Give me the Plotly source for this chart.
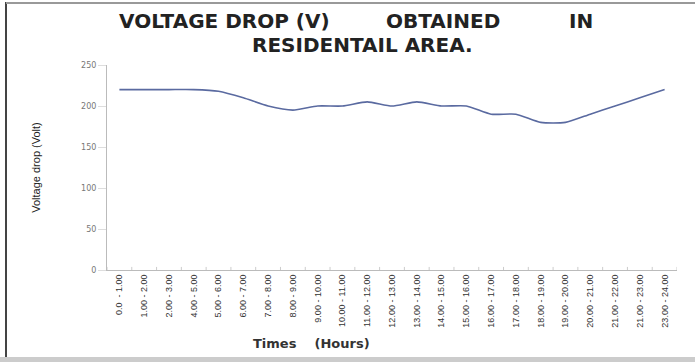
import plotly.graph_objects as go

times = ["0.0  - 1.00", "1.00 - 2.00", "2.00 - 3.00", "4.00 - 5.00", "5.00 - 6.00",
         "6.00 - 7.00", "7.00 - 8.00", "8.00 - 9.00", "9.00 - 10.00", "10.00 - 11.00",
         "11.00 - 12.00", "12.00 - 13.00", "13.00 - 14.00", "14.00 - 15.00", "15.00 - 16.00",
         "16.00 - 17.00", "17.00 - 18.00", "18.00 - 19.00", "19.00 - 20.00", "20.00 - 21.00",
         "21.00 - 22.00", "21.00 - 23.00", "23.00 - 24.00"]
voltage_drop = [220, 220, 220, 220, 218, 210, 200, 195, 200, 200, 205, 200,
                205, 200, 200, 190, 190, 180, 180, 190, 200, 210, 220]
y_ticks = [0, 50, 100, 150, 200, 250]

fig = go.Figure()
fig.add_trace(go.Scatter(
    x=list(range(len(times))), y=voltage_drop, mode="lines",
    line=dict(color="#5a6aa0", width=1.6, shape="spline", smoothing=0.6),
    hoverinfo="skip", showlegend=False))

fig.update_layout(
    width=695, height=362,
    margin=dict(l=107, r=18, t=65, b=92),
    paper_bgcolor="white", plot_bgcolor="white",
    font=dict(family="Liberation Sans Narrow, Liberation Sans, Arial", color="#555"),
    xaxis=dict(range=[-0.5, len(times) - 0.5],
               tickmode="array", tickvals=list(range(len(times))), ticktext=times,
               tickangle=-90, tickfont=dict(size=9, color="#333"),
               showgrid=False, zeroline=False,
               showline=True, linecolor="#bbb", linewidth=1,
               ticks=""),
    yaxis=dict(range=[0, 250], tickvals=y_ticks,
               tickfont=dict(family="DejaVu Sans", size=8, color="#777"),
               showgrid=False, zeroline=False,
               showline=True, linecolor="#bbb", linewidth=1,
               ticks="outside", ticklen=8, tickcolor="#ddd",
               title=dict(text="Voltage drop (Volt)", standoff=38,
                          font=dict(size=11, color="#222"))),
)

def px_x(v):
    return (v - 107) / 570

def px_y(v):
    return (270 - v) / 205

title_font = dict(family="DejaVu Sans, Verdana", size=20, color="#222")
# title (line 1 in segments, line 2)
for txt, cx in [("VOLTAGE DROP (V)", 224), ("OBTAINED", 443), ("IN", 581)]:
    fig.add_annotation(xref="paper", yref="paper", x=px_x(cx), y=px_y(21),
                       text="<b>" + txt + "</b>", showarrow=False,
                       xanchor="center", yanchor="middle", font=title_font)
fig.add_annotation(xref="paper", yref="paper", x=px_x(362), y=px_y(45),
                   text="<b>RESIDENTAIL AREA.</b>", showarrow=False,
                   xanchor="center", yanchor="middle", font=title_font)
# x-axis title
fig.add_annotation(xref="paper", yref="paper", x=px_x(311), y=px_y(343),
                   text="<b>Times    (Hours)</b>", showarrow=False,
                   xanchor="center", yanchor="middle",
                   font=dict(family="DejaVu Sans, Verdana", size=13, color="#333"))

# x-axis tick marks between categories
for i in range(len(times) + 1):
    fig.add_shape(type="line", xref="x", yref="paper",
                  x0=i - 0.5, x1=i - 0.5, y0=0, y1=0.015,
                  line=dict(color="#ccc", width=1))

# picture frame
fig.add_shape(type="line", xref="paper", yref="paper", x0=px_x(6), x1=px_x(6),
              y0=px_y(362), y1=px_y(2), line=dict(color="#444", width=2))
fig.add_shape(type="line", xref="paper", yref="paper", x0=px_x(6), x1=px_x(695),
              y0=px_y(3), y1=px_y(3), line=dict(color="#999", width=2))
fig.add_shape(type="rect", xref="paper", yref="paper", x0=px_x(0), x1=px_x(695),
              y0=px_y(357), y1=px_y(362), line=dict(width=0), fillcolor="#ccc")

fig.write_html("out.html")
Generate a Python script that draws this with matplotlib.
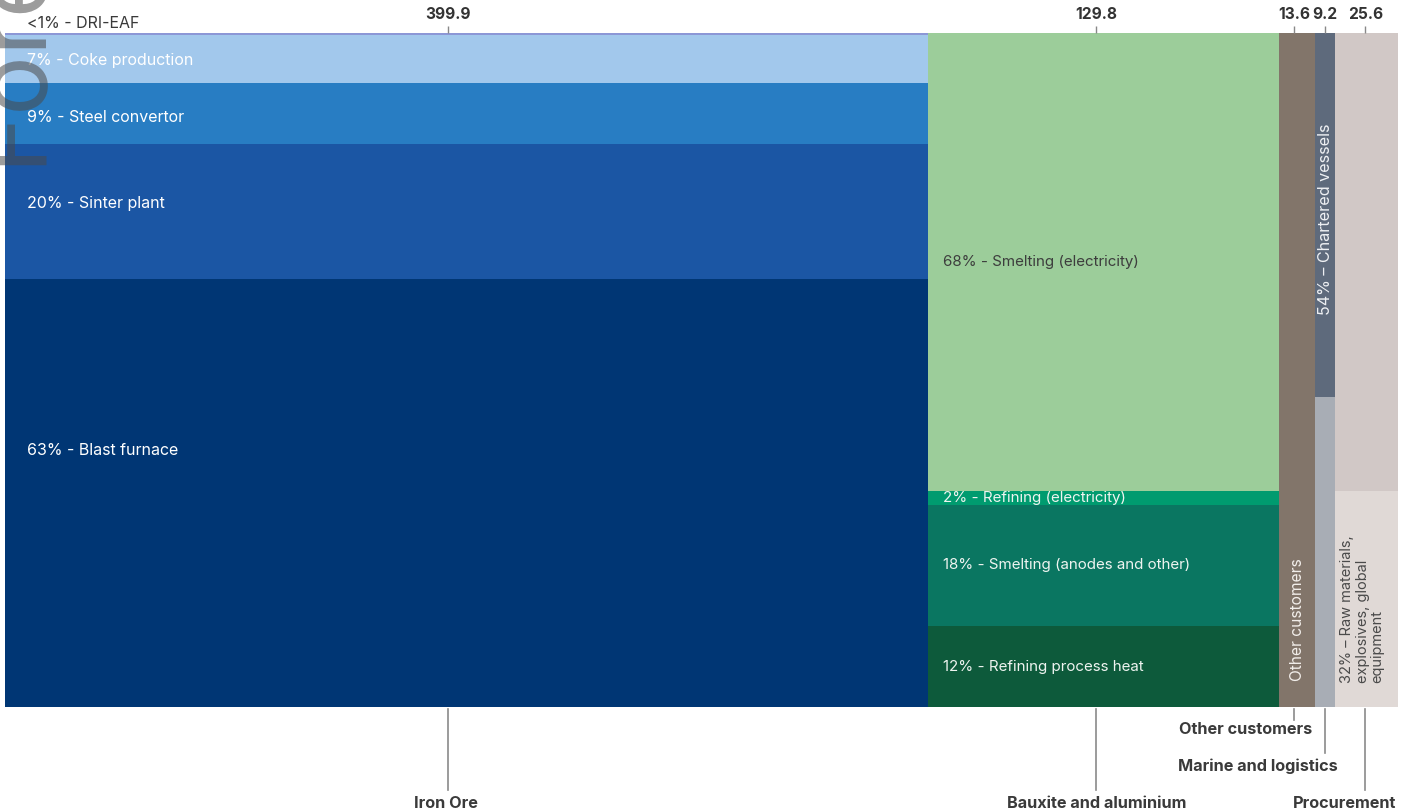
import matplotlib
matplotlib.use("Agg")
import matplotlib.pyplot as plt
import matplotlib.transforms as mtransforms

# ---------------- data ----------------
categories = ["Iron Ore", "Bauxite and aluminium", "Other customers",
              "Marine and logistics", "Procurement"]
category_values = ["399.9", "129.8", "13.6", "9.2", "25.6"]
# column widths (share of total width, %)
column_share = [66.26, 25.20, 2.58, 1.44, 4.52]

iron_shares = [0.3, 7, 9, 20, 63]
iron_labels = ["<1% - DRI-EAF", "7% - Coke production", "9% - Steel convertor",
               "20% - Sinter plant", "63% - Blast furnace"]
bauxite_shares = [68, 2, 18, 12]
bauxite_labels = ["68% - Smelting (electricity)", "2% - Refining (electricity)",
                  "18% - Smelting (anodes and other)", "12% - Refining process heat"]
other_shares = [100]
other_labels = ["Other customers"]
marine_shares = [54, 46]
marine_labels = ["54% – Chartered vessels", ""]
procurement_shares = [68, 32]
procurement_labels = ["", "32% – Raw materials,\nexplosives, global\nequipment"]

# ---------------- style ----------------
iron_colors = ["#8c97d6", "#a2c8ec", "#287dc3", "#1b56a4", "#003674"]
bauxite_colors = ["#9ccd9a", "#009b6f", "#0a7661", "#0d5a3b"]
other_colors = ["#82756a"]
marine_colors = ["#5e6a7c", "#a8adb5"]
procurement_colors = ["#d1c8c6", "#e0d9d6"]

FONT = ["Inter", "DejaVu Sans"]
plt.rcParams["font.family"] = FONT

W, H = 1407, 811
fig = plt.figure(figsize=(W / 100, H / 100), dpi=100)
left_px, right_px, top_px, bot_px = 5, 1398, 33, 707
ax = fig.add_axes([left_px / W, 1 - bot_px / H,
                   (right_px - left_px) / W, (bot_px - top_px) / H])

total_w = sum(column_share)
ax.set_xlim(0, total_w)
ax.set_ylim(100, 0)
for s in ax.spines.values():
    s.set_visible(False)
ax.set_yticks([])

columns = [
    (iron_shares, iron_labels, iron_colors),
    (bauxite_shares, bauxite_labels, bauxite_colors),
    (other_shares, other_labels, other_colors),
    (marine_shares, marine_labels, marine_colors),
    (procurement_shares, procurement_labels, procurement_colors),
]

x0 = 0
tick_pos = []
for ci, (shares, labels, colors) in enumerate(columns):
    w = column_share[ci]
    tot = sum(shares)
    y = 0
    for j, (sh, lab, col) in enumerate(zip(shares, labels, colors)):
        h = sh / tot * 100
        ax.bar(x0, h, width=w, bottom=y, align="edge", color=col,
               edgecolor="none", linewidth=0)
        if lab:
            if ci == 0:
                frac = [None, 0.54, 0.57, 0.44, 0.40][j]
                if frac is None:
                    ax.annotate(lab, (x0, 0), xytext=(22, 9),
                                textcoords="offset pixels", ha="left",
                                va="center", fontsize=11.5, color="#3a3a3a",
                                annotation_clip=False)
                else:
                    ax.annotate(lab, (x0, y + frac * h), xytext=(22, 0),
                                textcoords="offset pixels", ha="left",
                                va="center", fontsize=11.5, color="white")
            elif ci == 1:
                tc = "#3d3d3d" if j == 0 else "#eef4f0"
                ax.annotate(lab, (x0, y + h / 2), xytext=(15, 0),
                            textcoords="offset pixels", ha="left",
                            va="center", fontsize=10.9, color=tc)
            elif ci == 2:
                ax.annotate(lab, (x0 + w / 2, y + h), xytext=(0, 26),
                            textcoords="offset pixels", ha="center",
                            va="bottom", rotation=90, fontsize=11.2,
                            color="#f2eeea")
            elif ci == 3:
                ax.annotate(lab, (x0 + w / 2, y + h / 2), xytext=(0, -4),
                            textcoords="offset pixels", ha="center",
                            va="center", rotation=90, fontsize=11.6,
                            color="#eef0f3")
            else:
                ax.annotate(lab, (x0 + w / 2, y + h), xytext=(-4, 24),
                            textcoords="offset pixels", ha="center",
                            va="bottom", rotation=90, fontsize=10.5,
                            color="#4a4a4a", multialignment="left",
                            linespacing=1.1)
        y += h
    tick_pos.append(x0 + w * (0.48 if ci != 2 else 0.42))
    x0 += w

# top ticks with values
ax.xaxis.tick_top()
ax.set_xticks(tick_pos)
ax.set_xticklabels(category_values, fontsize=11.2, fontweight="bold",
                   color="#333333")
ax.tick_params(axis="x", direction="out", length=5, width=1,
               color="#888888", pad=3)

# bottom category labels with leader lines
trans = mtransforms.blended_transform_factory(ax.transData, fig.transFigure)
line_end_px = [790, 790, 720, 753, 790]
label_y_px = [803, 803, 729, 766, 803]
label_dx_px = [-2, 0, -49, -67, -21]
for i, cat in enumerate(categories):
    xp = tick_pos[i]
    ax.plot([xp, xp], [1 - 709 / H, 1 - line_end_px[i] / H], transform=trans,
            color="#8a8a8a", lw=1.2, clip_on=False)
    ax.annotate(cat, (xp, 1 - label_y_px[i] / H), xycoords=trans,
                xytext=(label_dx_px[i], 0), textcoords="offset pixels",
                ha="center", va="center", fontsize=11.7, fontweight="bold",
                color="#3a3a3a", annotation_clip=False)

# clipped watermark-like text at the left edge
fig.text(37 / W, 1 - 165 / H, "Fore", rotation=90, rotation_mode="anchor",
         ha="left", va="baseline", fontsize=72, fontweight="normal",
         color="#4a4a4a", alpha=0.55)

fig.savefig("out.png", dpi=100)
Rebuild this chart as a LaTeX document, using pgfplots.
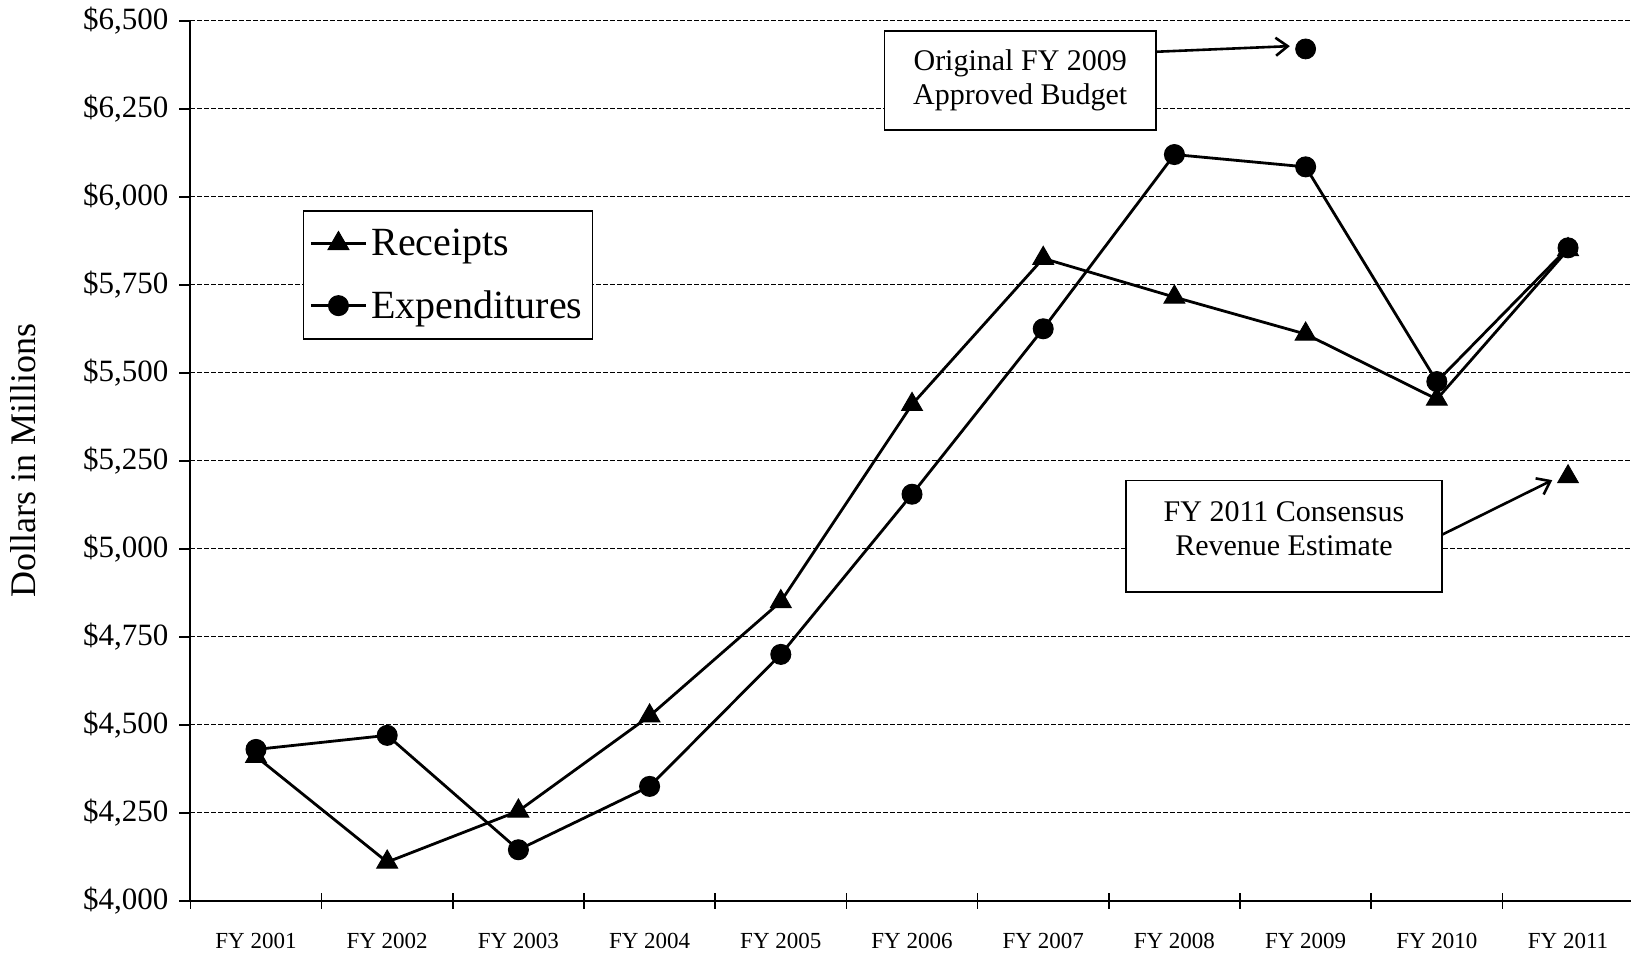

### Work to complete:
Pull out each line of the records holding the string "with".

### Solution to this problem:
Generate a Python script that draws this with matplotlib.
# top ticks with values
# bottom category labels with leader lines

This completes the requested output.